La situación de los «presuntos inocentes» sometidos a los desvelos por la «seguridad del país» de los señores Blair y Clarke, o de sus sucesores, puede llegar a límites absolutamente intolerables. Inmovilizados, incomunicados, desposeídos, vigilados a todas horas, registrados, con las visitas prohibidas, sin posibilidad de trabajo si así lo determina la policía, obligados a estar o condicionados a no estar en determinados lugares, la vida puede convertirse en un auténtico infierno sin intervención judicial ni sentencia condenatoria alguna.
«La democracia -corean continuamente Bush, Blair y los demás aliados- se basa en el respeto al estado de Derecho y a los derechos humanos».
Los paladines de los derechos humanos en el mundo expresan, con sus detenciones arbitrarias y a perpetuidad de personas sobre las que no recae cargo alguno, con las limitaciones de las libertades vitales de ciudadanos presuntamente inocentes aunque sometidos a «sospecha», con un sarcasmo cruel, la calidad de ese estado de derecho al que se refiere constantemente, en nombre de todos ellos, el Presidente de los Estados Unidos.

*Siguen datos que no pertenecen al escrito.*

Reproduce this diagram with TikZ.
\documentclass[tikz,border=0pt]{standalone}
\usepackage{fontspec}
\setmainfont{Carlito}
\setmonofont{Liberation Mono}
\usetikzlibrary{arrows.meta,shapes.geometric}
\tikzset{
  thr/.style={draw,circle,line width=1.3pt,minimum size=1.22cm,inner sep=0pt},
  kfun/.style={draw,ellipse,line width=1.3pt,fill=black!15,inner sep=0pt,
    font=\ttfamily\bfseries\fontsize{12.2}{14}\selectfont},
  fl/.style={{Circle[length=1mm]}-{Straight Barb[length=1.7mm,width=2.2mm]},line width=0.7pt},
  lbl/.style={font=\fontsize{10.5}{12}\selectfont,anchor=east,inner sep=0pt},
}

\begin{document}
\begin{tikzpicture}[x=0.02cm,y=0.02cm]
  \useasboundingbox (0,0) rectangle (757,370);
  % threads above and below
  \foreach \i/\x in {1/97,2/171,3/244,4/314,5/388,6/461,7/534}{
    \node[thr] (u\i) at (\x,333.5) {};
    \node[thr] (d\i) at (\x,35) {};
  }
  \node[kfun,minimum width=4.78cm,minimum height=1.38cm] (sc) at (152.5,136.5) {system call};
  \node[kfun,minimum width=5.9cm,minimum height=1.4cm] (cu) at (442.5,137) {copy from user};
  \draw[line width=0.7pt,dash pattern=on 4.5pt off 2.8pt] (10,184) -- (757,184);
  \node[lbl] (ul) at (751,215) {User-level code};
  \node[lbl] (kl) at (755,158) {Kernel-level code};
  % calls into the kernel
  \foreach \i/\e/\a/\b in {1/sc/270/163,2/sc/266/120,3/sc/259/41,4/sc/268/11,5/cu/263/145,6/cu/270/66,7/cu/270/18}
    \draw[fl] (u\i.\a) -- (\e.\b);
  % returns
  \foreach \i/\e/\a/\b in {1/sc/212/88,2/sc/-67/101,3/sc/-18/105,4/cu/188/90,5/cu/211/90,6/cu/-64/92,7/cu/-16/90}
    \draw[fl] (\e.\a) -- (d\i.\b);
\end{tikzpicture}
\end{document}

«EE.UU cree en los valores» -resume Bush, reiterando el fondo ético de su barbarie-. «Y el Reino Unido, también «, le contestaría de buen grado el Primer Ministro Tony Blair.
Ciudadanos sometidos a proscripciónNo sólo en el Reino Unido, la Europa que se nos viene encima, con sus criminales intervenciones exteriores y sus procesos de limitación interior de los derechos humanos, se ha puesto de manifiesto.

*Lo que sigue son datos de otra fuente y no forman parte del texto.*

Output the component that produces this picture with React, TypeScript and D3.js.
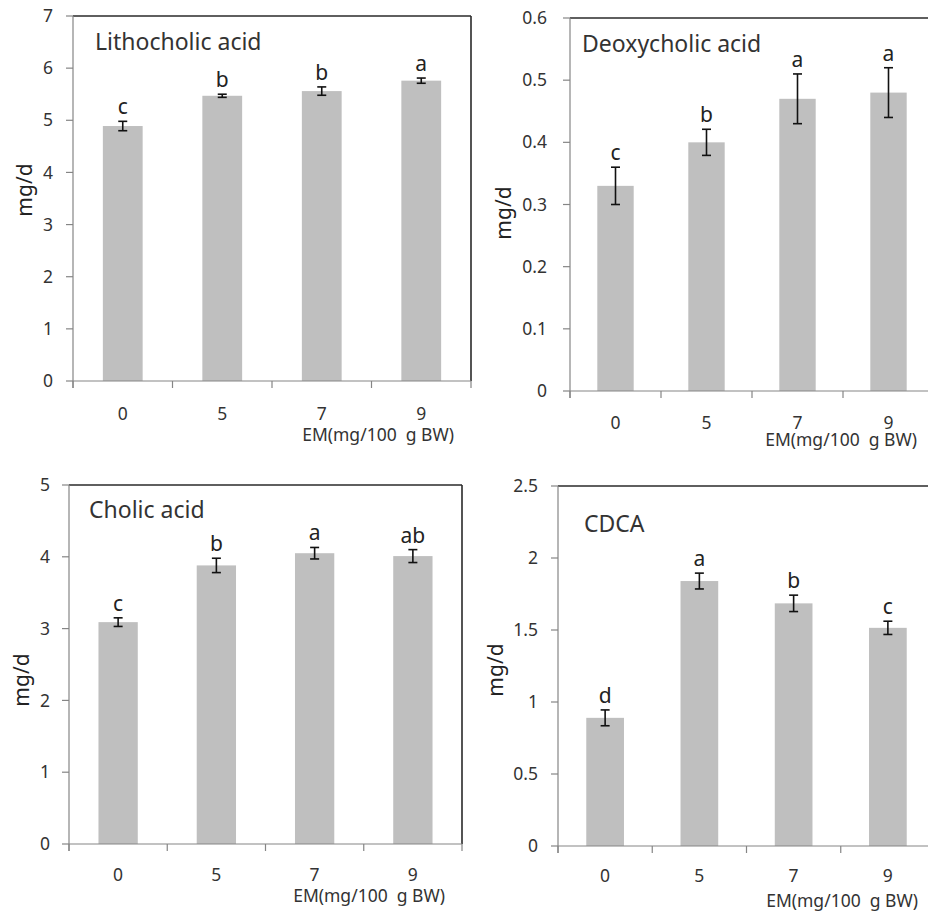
import React from "react";
import * as d3 from "d3";

const categories = ["0", "5", "7", "9"];
const xAxisTitle = "EM(mg/100  g BW)";
const yAxisTitle = "mg/d";

const lithoValues = [4.89, 5.47, 5.56, 5.76];
const lithoErrors = [0.09, 0.03, 0.08, 0.05];
const lithoLetters = ["c", "b", "b", "a"];
const lithoTicks = [0, 1, 2, 3, 4, 5, 6, 7];

const deoxyValues = [0.33, 0.40, 0.47, 0.48];
const deoxyErrors = [0.03, 0.021, 0.04, 0.04];
const deoxyLetters = ["c", "b", "a", "a"];
const deoxyTicks = [0, 0.1, 0.2, 0.3, 0.4, 0.5, 0.6];

const cholicValues = [3.09, 3.88, 4.05, 4.01];
const cholicErrors = [0.06, 0.1, 0.08, 0.09];
const cholicLetters = ["c", "b", "a", "ab"];
const cholicTicks = [0, 1, 2, 3, 4, 5];

const cdcaValues = [0.89, 1.84, 1.685, 1.515];
const cdcaErrors = [0.055, 0.055, 0.057, 0.046];
const cdcaLetters = ["d", "a", "b", "c"];
const cdcaTicks = [0, 0.5, 1, 1.5, 2, 2.5];

const FONT = "'Noto Sans', 'Open Sans', sans-serif";

type PanelProps = {
  id: string;
  title: string;
  values: number[];
  errors: number[];
  letters: string[];
  ticks: number[];
  left: number;
  top: number;
  right: number;
  bottom: number;
  titleX: number;
  titleY: number;
  ylabX: number;
  ylabY: number;
  tickLabGap: number;
  xLabY: number;
  emY: number;
  clipBottom?: number;
};

function Panel(p: PanelProps) {
  const x = d3
    .scaleBand<string>()
    .domain(categories)
    .range([p.left, p.right])
    .paddingInner(0.6)
    .paddingOuter(0.3);
  const yMax = p.ticks[p.ticks.length - 1];
  const y = d3.scaleLinear().domain([0, yMax]).range([p.bottom, p.top]);
  const step = x.step();
  const boundaries = d3.range(categories.length + 1).map((i) => p.left + i * step);
  const fmt = (v: number) => (Number.isInteger(v) ? String(v) : String(+v.toFixed(2)));
  const clipId = `clip-${p.id}`;
  return (
    <g clipPath={p.clipBottom ? `url(#${clipId})` : undefined}>
      {p.clipBottom ? (
        <defs>
          <clipPath id={clipId}>
            <rect x={0} y={0} width={928} height={p.clipBottom} />
          </clipPath>
        </defs>
      ) : null}
      {categories.map((c, i) => (
        <rect
          key={c}
          x={x(c)!}
          y={y(p.values[i])}
          width={x.bandwidth()}
          height={p.bottom - y(p.values[i])}
          fill="#bfbfbf"
        />
      ))}
      <line x1={p.left} x2={p.right} y1={p.top} y2={p.top} stroke="#2a2a2a" strokeWidth={1.6} />
      <line x1={p.right} x2={p.right} y1={p.top} y2={p.bottom} stroke="#2a2a2a" strokeWidth={1.6} />
      <line x1={p.left} x2={p.left} y1={p.top} y2={p.bottom + 7} stroke="#858585" strokeWidth={1.2} />
      <line x1={p.left} x2={p.right} y1={p.bottom} y2={p.bottom} stroke="#858585" strokeWidth={1.2} />
      {p.ticks.map((t) => (
        <g key={t}>
          <line x1={p.left - 7} x2={p.left} y1={y(t)} y2={y(t)} stroke="#858585" strokeWidth={1.2} />
          <text
            x={p.left - p.tickLabGap}
            y={y(t)}
            dy="0.35em"
            textAnchor="end"
            fontSize={17.5}
            fill="#333"
            fontFamily={FONT}
          >
            {fmt(t)}
          </text>
        </g>
      ))}
      {boundaries.map((bx, i) => (
        <line key={i} x1={bx} x2={bx} y1={p.bottom} y2={p.bottom + 7} stroke="#858585" strokeWidth={1.2} />
      ))}
      {categories.map((c) => (
        <text
          key={c}
          x={x(c)! + x.bandwidth() / 2}
          y={p.xLabY}
          textAnchor="middle"
          fontSize={17.5}
          fill="#333"
          fontFamily={FONT}
        >
          {c}
        </text>
      ))}
      <text
        x={p.right - 17}
        y={p.emY}
        textAnchor="end"
        fontSize={17.5}
        fill="#333"
        fontFamily={FONT}
        style={{ whiteSpace: "pre" }}
      >
        {xAxisTitle}
      </text>
      {categories.map((c, i) => {
        const cx = x(c)! + x.bandwidth() / 2;
        const hi = y(p.values[i] + p.errors[i]);
        const lo = y(p.values[i] - p.errors[i]);
        return (
          <g key={c}>
            <line x1={cx} x2={cx} y1={hi} y2={lo} stroke="#111" strokeWidth={1.6} />
            <line x1={cx - 4.5} x2={cx + 4.5} y1={hi} y2={hi} stroke="#111" strokeWidth={1.6} />
            <line x1={cx - 4.5} x2={cx + 4.5} y1={lo} y2={lo} stroke="#111" strokeWidth={1.6} />
            <text x={cx} y={hi - 7} textAnchor="middle" fontSize={21} fill="#222" fontFamily={FONT}>
              {p.letters[i]}
            </text>
          </g>
        );
      })}
      <text x={p.titleX} y={p.titleY} fontSize={23} fill="#333" fontFamily={FONT}>
        {p.title}
      </text>
      <text
        transform={`translate(${p.ylabX},${p.ylabY}) rotate(-90)`}
        dy="0.35em"
        textAnchor="middle"
        fontSize={21}
        fill="#222"
        fontFamily={FONT}
      >
        {yAxisTitle}
      </text>
    </g>
  );
}

export default function App() {
  return (
    <svg
      width={928}
      height={912}
      style={{ position: "absolute", left: 0, top: 0, background: "#fff" }}
    >
      <rect x={0} y={0} width={928} height={912} fill="#fff" />
      <Panel
        id="litho"
        title="Lithocholic acid"
        values={lithoValues}
        errors={lithoErrors}
        letters={lithoLetters}
        ticks={lithoTicks}
        left={73}
        top={16}
        right={471}
        bottom={381}
        titleX={95}
        titleY={50}
        ylabX={25}
        ylabY={190}
        tickLabGap={20}
        xLabY={420}
        emY={441}
      />
      <Panel
        id="deoxy"
        title="Deoxycholic acid"
        values={deoxyValues}
        errors={deoxyErrors}
        letters={deoxyLetters}
        ticks={deoxyTicks}
        left={570}
        top={18}
        right={934}
        bottom={391}
        titleX={582}
        titleY={52}
        ylabX={504}
        ylabY={213}
        tickLabGap={23}
        xLabY={429}
        emY={446}
        clipBottom={451}
      />
      <Panel
        id="cholic"
        title="Cholic acid"
        values={cholicValues}
        errors={cholicErrors}
        letters={cholicLetters}
        ticks={cholicTicks}
        left={69}
        top={485}
        right={462}
        bottom={844}
        titleX={89}
        titleY={518}
        ylabX={22}
        ylabY={680}
        tickLabGap={19}
        xLabY={881}
        emY={902}
      />
      <Panel
        id="cdca"
        title="CDCA"
        values={cdcaValues}
        errors={cdcaErrors}
        letters={cdcaLetters}
        ticks={cdcaTicks}
        left={558}
        top={486}
        right={935}
        bottom={846}
        titleX={584}
        titleY={532}
        ylabX={496}
        ylabY={670}
        tickLabGap={20}
        xLabY={882}
        emY={907}
      />
    </svg>
  );
}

Si en el Reino Unido los jueces quedan al margen de atentados gubernativos contra las libertades básicas de las personas, y no pueden decidir sobre «pruebas» que se verían obligados a considerar insuficientes, o sobre «pruebas» confidenciales aportadas por unos servicios de inteligencia que mienten bajo dirección del Gobierno para crear justificaciones a guerras de agresión con decenas de miles de muertos, en el Reino Borbónico las cosas suceden de manera diferente.

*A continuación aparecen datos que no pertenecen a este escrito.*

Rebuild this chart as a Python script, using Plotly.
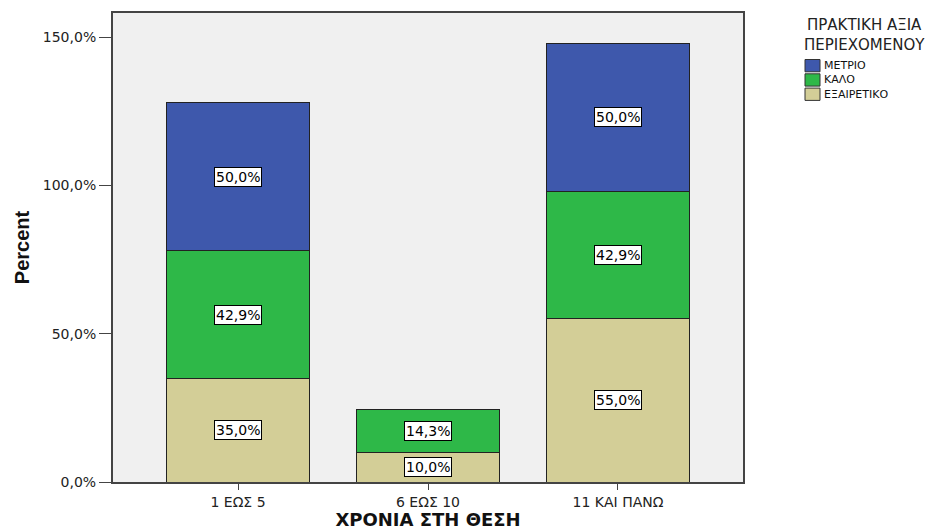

En este último los jueces del Tribunal Supremo no tienen demasiados problemas para aceptar casi cualquier cosa como prueba para la proscripción de candidaturas electorales: referencias indirectas y genéricas en conversaciones telefónicas y periódicos a una estrategia de concurrencia de determinadas opciones políticas de la ciudadanía que promueven la independencia; reparto de peticiones de firmas para avalar la plataforma ciudadana en manifestaciones en las que participan miembros de la prohibida Herri Batasuna; concurrencia a la campaña electoral sin un «programa típico», que en cualquier caso no es vinculante, sino con la propuesta -bastante densa y comprensible en Euskadi- de «luchar contra la conculcación de los derechos civiles y políticos»; solicitudes de firma de avales realizada a ciudadanos a los que ninguna sentencia les ha privado de los derechos políticos por otros ciudadanos en la misma situación legal; reuniones de miembros de la candidatura con políticos vascos de Herri Batasuna; antigua elección para cargos representativos en ayuntamientos, en procesos electorales como miembros de organizaciones posteriormente ilegalizadas; localización de documentos de la candidatura Aukera Guztiak junto a otros «pertenecientes inequívocamente a Herri Batasuna»; negativa a contestar a una pregunta sobre el fin de la violencia en los términos y en el marco planteado por una entrevista para el periódico El País.
Del Bill of Right a las Letters de cachet, de las garantías ciudadanas al abuso de poder, tal es el camino de las libertades y los derechos humanos en la Nueva Europa.